**Brief:**
In the entries below, find the lines that contain the word "matplotlib" and copy them.
==== Available data
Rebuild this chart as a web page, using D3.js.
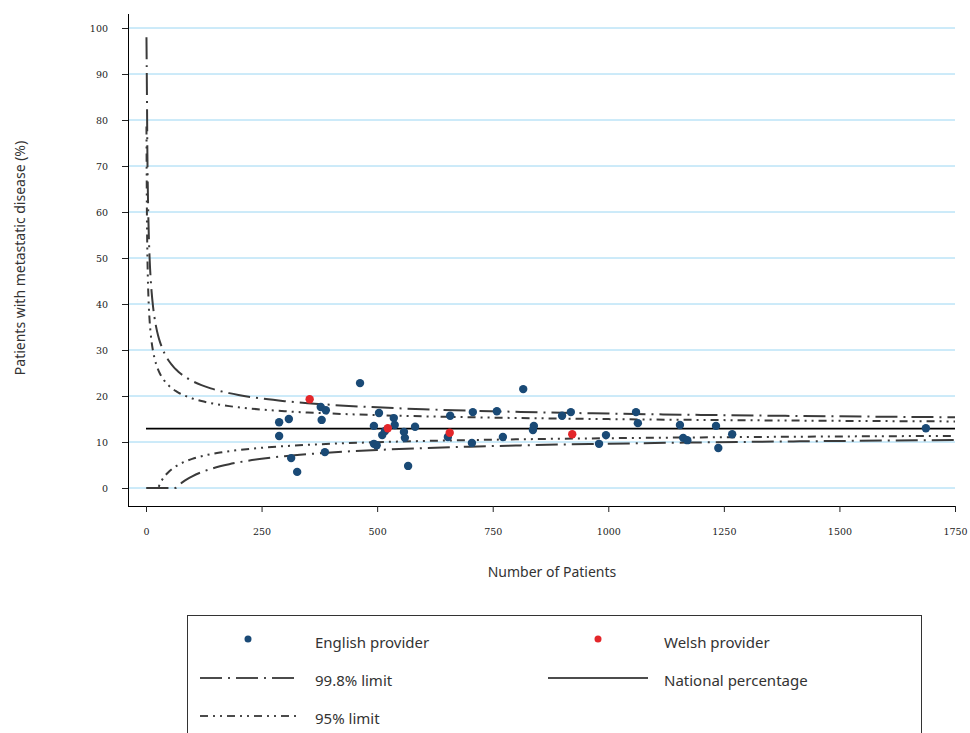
<!DOCTYPE html>
<html><head><meta charset="utf-8">
<script src="https://cdn.jsdelivr.net/npm/d3@7"></script>
<style>body{margin:0;background:#fff}svg{display:block}</style>
</head><body><svg id="c" width="970" height="733"></svg>
<script>
// provider points [patients, % metastatic]
let english=[[288,11.3],[288,14.3],[309,15.0],[314,6.5],[327,3.5],[378,17.6],[389,16.9],[380,14.8],[387,7.8],
[463,22.8],[504,16.3],[493,13.5],[493,9.6],[499,9.3],[511,11.5],[517,12.4],[536,15.2],[538,13.7],[560,10.9],
[558,12.2],[567,4.8],[582,13.3],[658,15.7],[653,11.1],[705,9.8],[707,16.5],[759,16.7],[772,11.1],[816,21.5],
[839,13.5],[837,12.6],[900,15.7],[919,16.5],[980,9.6],[995,11.5],[1060,16.5],[1064,14.1],[1155,13.7],
[1162,10.9],[1171,10.4],[1238,8.7],[1233,13.5],[1268,11.7],[1687,13.0]];
let welsh=[[354,19.3],[523,13.0],[657,12.0],[922,11.7]];
let nationalPct=12.9;
let xTicks=[0,250,500,750,1000,1250,1500,1750];
let yTicks=[0,10,20,30,40,50,60,70,80,90,100];
let nValues=[1,2,3,4,5,6,8,10,12,15,18,22,26,30,35,40,45,50,55,60,65,70,80,90,100,120,140,160,180,200,250,300,350,400,500,600,700,800,900,1000,1200,1400,1600,1750];

let svg=d3.select('#c');
let x=d3.scaleLinear().domain([0,1750]).range([146,955]);
let y=d3.scaleLinear().domain([0,100]).range([488,28]);

svg.append('g').selectAll('line').data(yTicks).join('line')
  .attr('x1',128).attr('x2',955).attr('y1',d=>y(d)).attr('y2',d=>y(d))
  .attr('stroke','#9ad6f3').attr('stroke-width',1);

let tickFont='"DejaVu Serif", serif';
let xa=svg.append('g').attr('transform','translate(0,506)')
  .call(d3.axisBottom(x).tickValues(xTicks).tickFormat(d3.format('d')).tickSize(6).tickPadding(16));
xa.select('.domain').attr('d','M128,0.5H955');
let ya=svg.append('g').attr('transform','translate(128,0)')
  .call(d3.axisLeft(y).tickValues(yTicks).tickSize(6).tickPadding(14));
ya.select('.domain').attr('d','M0.5,14V506');
svg.selectAll('.tick text').attr('font-family',tickFont).attr('font-size',9.5).attr('fill','#222');
svg.selectAll('.tick line').attr('stroke','#222');

function lim(z,sign){
  let p=nationalPct/100;
  return nValues.map(n=>[n,Math.max(0,Math.min(98,100*(p+sign*z*Math.sqrt(p*(1-p)/n))))]);
}
let line=d3.line().x(d=>x(d[0])).y(d=>y(d[1])).curve(d3.curveMonotoneX);
let styles=[[3.09,'22,6,2,6'],[1.96,'8,5,2,5,2,5']];
styles.forEach(s=>{
  [1,-1].forEach(sg=>{
    svg.append('path').datum(lim(s[0],sg)).attr('d',line).attr('fill','none')
      .attr('stroke','#3a3a3a').attr('stroke-width',2).attr('stroke-dasharray',s[1]);
  });
});
svg.append('line').attr('x1',x(0)).attr('x2',x(1750)).attr('y1',y(nationalPct)).attr('y2',y(nationalPct))
  .attr('stroke','#000').attr('stroke-width',1.6);

svg.append('g').selectAll('circle').data(english).join('circle')
  .attr('cx',d=>x(d[0])).attr('cy',d=>y(d[1])).attr('r',4.2).attr('fill','#1a4a76');
svg.append('g').selectAll('circle').data(welsh).join('circle')
  .attr('cx',d=>x(d[0])).attr('cy',d=>y(d[1])).attr('r',4.2).attr('fill','#e3262a');

let sans='"Noto Sans", sans-serif';
svg.append('text').attr('x',552).attr('y',577).attr('text-anchor','middle')
  .attr('font-family',sans).attr('font-size',14).attr('fill','#333').text('Number of Patients');
svg.append('text').attr('transform','translate(25,258) rotate(-90)').attr('text-anchor','middle')
  .attr('font-family',sans).attr('font-size',14).attr('fill','#333').text('Patients with metastatic disease (%)');

// legend
svg.append('rect').attr('x',187.5).attr('y',615.5).attr('width',734).attr('height',140)
  .attr('fill','none').attr('stroke','#333');
let lg=svg.append('g').attr('font-family',sans).attr('font-size',15).attr('fill','#333');
lg.append('circle').attr('cx',248).attr('cy',639).attr('r',3.5).attr('fill','#1a4a76');
lg.append('text').attr('x',315).attr('y',648).text('English provider');
lg.append('circle').attr('cx',598).attr('cy',639).attr('r',3.5).attr('fill','#e3262a');
lg.append('text').attr('x',664).attr('y',648).text('Welsh provider');
lg.append('line').attr('x1',200).attr('x2',300).attr('y1',678).attr('y2',678).attr('stroke','#111').attr('stroke-width',1.6).attr('stroke-dasharray',styles[0][1]);
lg.append('text').attr('x',315).attr('y',686).text('99.8% limit');
lg.append('line').attr('x1',548).attr('x2',648).attr('y1',678).attr('y2',678).attr('stroke','#111').attr('stroke-width',1.6);
lg.append('text').attr('x',664).attr('y',686).text('National percentage');
lg.append('line').attr('x1',200).attr('x2',300).attr('y1',716).attr('y2',716).attr('stroke','#111').attr('stroke-width',1.6).attr('stroke-dasharray',styles[1][1]);
lg.append('text').attr('x',315).attr('y',724).text('95% limit');
</script></body></html>
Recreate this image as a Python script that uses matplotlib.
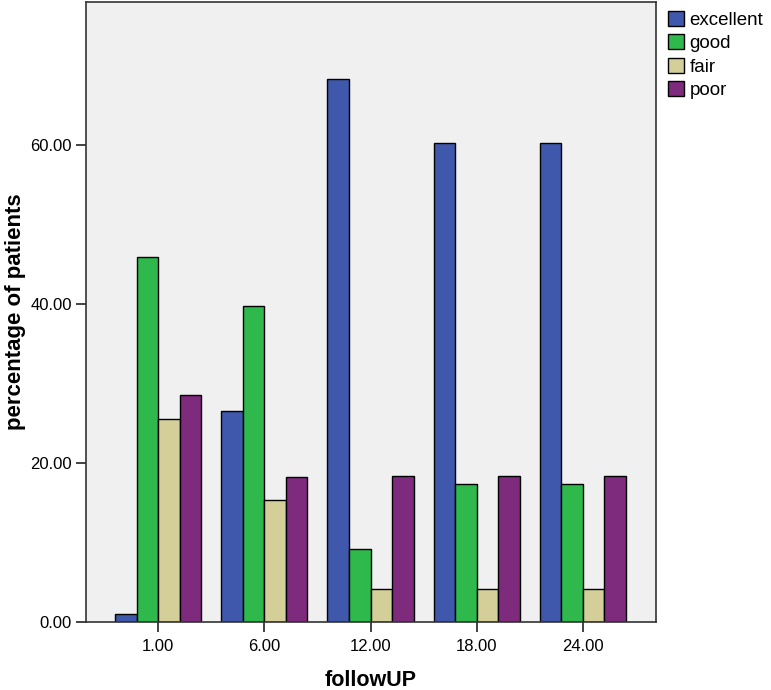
import matplotlib.pyplot as plt
from matplotlib.patches import Patch
import numpy as np

followup = ["1.00", "6.00", "12.00", "18.00", "24.00"]
excellent = [1.0, 26.5, 68.3, 60.2, 60.2]
good = [45.9, 39.8, 9.2, 17.3, 17.3]
fair = [25.5, 15.3, 4.1, 4.1, 4.1]
poor = [28.6, 18.3, 18.4, 18.4, 18.4]

series = [("excellent", excellent, "#3f58ab"),
          ("good", good, "#2fb84b"),
          ("fair", fair, "#d4cf99"),
          ("poor", poor, "#7e2a7d")]

plt.rcParams["font.family"] = ["Liberation Sans", "DejaVu Sans"]

fig = plt.figure(figsize=(7.71, 6.90), dpi=100)
ax = fig.add_axes([0.1115, 0.0986, 0.7395, 0.8985])
ax.set_facecolor("#f0f0f0")

x = np.arange(len(followup))
w = 0.203
for i, (name, vals, col) in enumerate(series):
    ax.bar(x + (i - 1.5) * w, vals, w, color=col, edgecolor="black", linewidth=1.0, label=name)

ax.set_xlim(-0.68, 4.69)
ax.set_ylim(0, 78)
ax.set_xticks(x)
ax.set_xticklabels(followup)
ax.set_yticks([0, 20, 40, 60])
ax.set_yticklabels(["0.00", "20.00", "40.00", "60.00"])
ax.tick_params(axis="both", labelsize=12, length=7, width=1.2, color="#222222")
ax.tick_params(axis="x", pad=5)
ax.tick_params(axis="y", pad=3)
for s in ax.spines.values():
    s.set_linewidth(1.2)
    s.set_color("#333333")

ax.set_xlabel("followUP", fontsize=15.5, fontweight="bold", labelpad=12)
ax.set_ylabel("percentage of patients", fontsize=16, fontweight="bold", labelpad=3)

handles = [Patch(facecolor=c, edgecolor="black", label=n) for n, _, c in series]
fig.legend(handles=handles, loc="upper left", bbox_to_anchor=(0.852, 1.0), frameon=False,
           fontsize=13.5, handlelength=0.85, handleheight=0.85, handletextpad=0.3, labelspacing=0.28,
           borderaxespad=0.2)

fig.savefig("out.png", dpi=100)
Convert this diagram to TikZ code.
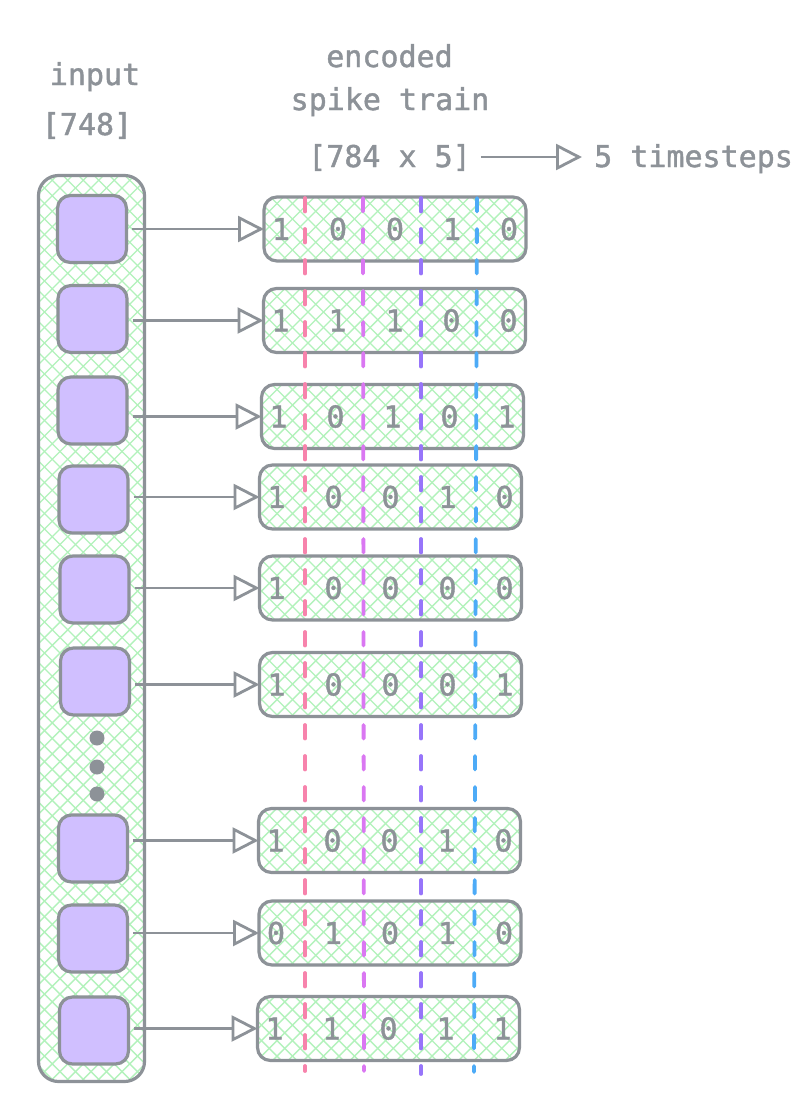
\documentclass[tikz,border=0pt]{standalone}
\usepackage{fontspec}
\newfontfamily\lblfont{DejaVu Sans Mono}[FakeBold=1.4]
\usetikzlibrary{arrows.meta}
\pgfdeclarelayer{bg}
\pgfsetlayers{bg,main}
\definecolor{stroke}{HTML}{8D9298}
\definecolor{txt}{HTML}{8D9298}
\definecolor{hatch}{HTML}{B2F2BB}
\definecolor{lav}{HTML}{D0BFFF}
\definecolor{cpink}{HTML}{F783AC}
\definecolor{cmag}{HTML}{DA77F2}
\definecolor{cvio}{HTML}{9775FA}
\definecolor{cblue}{HTML}{4DABF7}
\tikzset{
  column/.style={draw=stroke, line width=3.2pt, rounded corners=20pt, minimum width=106pt,
    minimum height=906pt, inner sep=0pt, outer sep=0pt},
  cell/.style={draw=stroke, line width=3.2pt, fill=lav, rounded corners=13pt,
    minimum width=69pt, minimum height=67pt, inner sep=0pt},
  rowbox/.style={draw=stroke, line width=3.2pt, rounded corners=13pt, minimum width=262pt,
    minimum height=64pt, inner sep=0pt, outer sep=0pt},
  hatchline/.style={draw=hatch, line width=1.4pt},
  lbl/.style={text=txt, font=\lblfont\fontsize{30}{34}\selectfont, inner sep=0pt},
  bit/.style={lbl, anchor=center},
  link/.style={draw=stroke, line width=2.8pt,
    -{Triangle[open, length=26pt, width=26pt, line width=2.8pt]}, shorten <=4pt},
  tl/.style={line width=3.8pt, line cap=round, dash pattern=on 13.5pt off 17.5pt},
  dotn/.style={circle, fill=stroke, minimum size=15pt, inner sep=0pt}
}
\begin{document}
\begin{tikzpicture}[x=1pt,y=-1pt]
\useasboundingbox (0,0) rectangle (806,1120);

% titles
\node[lbl, anchor=base] (tin) at (95,85) {input};
\node[lbl, anchor=base] (tsz) at (87,135) {[748]};
\node[lbl, anchor=base] (tenc) at (389.5,67) {encoded};
\node[lbl, anchor=base] (tspk) at (390,110) {spike train};
\node[lbl, anchor=base] (tdim) at (389.5,167) {[784 x 5]};
\node[lbl, anchor=base west] (tts) at (594,167) {5 timesteps};
\draw[link, shorten <=10pt, shorten >=12pt] (tdim.east |- 0,157) coordinate (ha) -- (tts.west |- 0,157) coordinate (hb);

% input column
\node[column] (col) at (91.5,628.5) {};

% input cells
\node[cell] (s1) at (92,229) {};
\node[cell] (s2) at (92.5,319) {};
\node[cell] (s3) at (92.5,410.5) {};
\node[cell] (s4) at (93.5,499.5) {};
\node[cell] (s5) at (94.5,589.5) {};
\node[cell] (s6) at (95,681.5) {};
\node[cell] (s7) at (93,848.5) {};
\node[cell] (s8) at (93,938.5) {};
\node[cell] (s9) at (94,1030.5) {};

\node[dotn] (d1) at (97,738) {};
\node[dotn] (d2) at (97,767) {};
\node[dotn] (d3) at (97,794) {};

% spike rows
\node[rowbox] (r1) at (395,229) {};
\node[rowbox] (r2) at (394.5,320.5) {};
\node[rowbox] (r3) at (392.5,416.5) {};
\node[rowbox] (r4) at (390.5,497) {};
\node[rowbox] (r5) at (390.5,588) {};
\node[rowbox] (r6) at (390.5,684.5) {};
\node[rowbox] (r7) at (389.5,840.5) {};
\node[rowbox] (r8) at (390,933) {};
\node[rowbox] (r9) at (388.5,1028.5) {};

% hatch fill (background layer)
\begin{pgfonlayer}{bg}
\fill[white] (0,0) rectangle (806,1120);
\begin{scope}
  \clip[rounded corners=20pt] (col.north west) rectangle (col.south east)
    [rounded corners=13pt]
    (r1.north west) rectangle (r1.south east)
    (r2.north west) rectangle (r2.south east)
    (r3.north west) rectangle (r3.south east)
    (r4.north west) rectangle (r4.south east)
    (r5.north west) rectangle (r5.south east)
    (r6.north west) rectangle (r6.south east)
    (r7.north west) rectangle (r7.south east)
    (r8.north west) rectangle (r8.south east)
    (r9.north west) rectangle (r9.south east);
  \foreach \t in {0,...,130} {
    \draw[hatchline] (-1120+15.5*\t,0) -- ++(1140,1140);
    \draw[hatchline] (15.5*\t,0) -- ++(-1140,1140);
  }
\end{scope}
\end{pgfonlayer}

% time step separators
\coordinate (p1) at (305,198); \coordinate (q1) at (305,1071);
\coordinate (p2) at (363,198); \coordinate (q2) at (364,1071);
\coordinate (p3) at (421,198); \coordinate (q3) at (421,1074);
\coordinate (p4) at (477,198); \coordinate (q4) at (474,1072);
\draw[tl, draw=cpink] (p1) -- (q1);
\draw[tl, draw=cmag] (p2) -- (q2);
\draw[tl, draw=cvio] (p3) -- (q3);
\draw[tl, draw=cblue] (p4) -- (q4);

% arrows
\foreach \i in {1,...,9} {
  \draw[link] (s\i.east |- r\i.west) -- (r\i.west);
}

% bits
\foreach \r/\bits in {r1/{1,0,0,1,0}, r2/{1,1,1,0,0}, r3/{1,0,1,0,1}, r4/{1,0,0,1,0},
                     r5/{1,0,0,0,0}, r6/{1,0,0,0,1}, r7/{1,0,0,1,0}, r8/{0,1,0,1,0},
                     r9/{1,1,0,1,1}} {
  \foreach \b [count=\k] in \bits {
    \pgfmathsetmacro{\off}{int(17+57*(\k-1))}
    \node[bit] (\r-b\k) at ([xshift=\off pt]\r.west) {\b};
  }
}
\end{tikzpicture}
\end{document}
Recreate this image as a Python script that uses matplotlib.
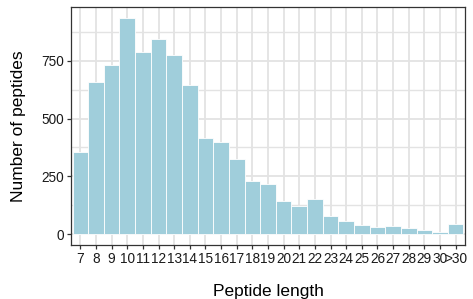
import matplotlib
matplotlib.use("Agg")
import matplotlib.pyplot as plt
import numpy as np
from matplotlib.ticker import MultipleLocator

# peptide length distribution
lengths = ["7", "8", "9", "10", "11", "12", "13", "14", "15", "16", "17", "18", "19",
           "20", "21", "22", "23", "24", "25", "26", "27", "28", "29", "30", ">30"]
counts = [355, 659, 732, 936, 789, 845, 776, 646, 416, 399, 325, 231, 218,
          143, 123, 152, 78, 58, 39, 30, 35, 26, 17, 9, 43]
yticks = [0, 250, 500, 750]

plt.rcParams["font.family"] = ["Liberation Sans", "DejaVu Sans"]

fig = plt.figure(figsize=(4.73, 2.99), dpi=100)
ax = fig.add_axes([71 / 473, 54 / 299, 394 / 473, 238 / 299])

x = np.arange(len(lengths))
ax.bar(x, counts, width=1.0, color="#A0CEDB", edgecolor="white", linewidth=0.6, zorder=3)

ymax = max(counts)
ax.set_ylim(-0.05 * ymax, 1.05 * ymax)
ax.set_xlim(-0.6, len(lengths) - 1 + 0.6)

ax.set_xticks(x)
ax.set_xticklabels(lengths)
ax.set_yticks(yticks)
ax.yaxis.set_minor_locator(MultipleLocator(125))

ax.grid(True, which="major", color="#E3E3E3", linewidth=1.3, zorder=0)
ax.grid(True, which="minor", axis="y", color="#E3E3E3", linewidth=1.0, zorder=0)
ax.set_axisbelow(True)

for s in ax.spines.values():
    s.set_color("#333333")
    s.set_linewidth(0.9)

ax.tick_params(axis="both", which="major", length=3, width=0.9, color="#333333",
               labelsize=9.8, labelcolor="#1a1a1a", pad=2)
ax.tick_params(axis="y", which="minor", length=0)

ax.set_xlabel("Peptide length", fontsize=12.5, labelpad=13)
ax.set_ylabel("Number of peptides", fontsize=12.5, labelpad=11)

fig.savefig("out.png", dpi=100)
========
**Exercise answer:**
Recreate this image as a Python script that uses matplotlib.
import matplotlib.pyplot as plt
from matplotlib.patches import Patch
Recreate this image as a Python script that uses matplotlib.
import matplotlib
matplotlib.use("Agg")
import matplotlib.pyplot as plt
from matplotlib.ticker import MultipleLocator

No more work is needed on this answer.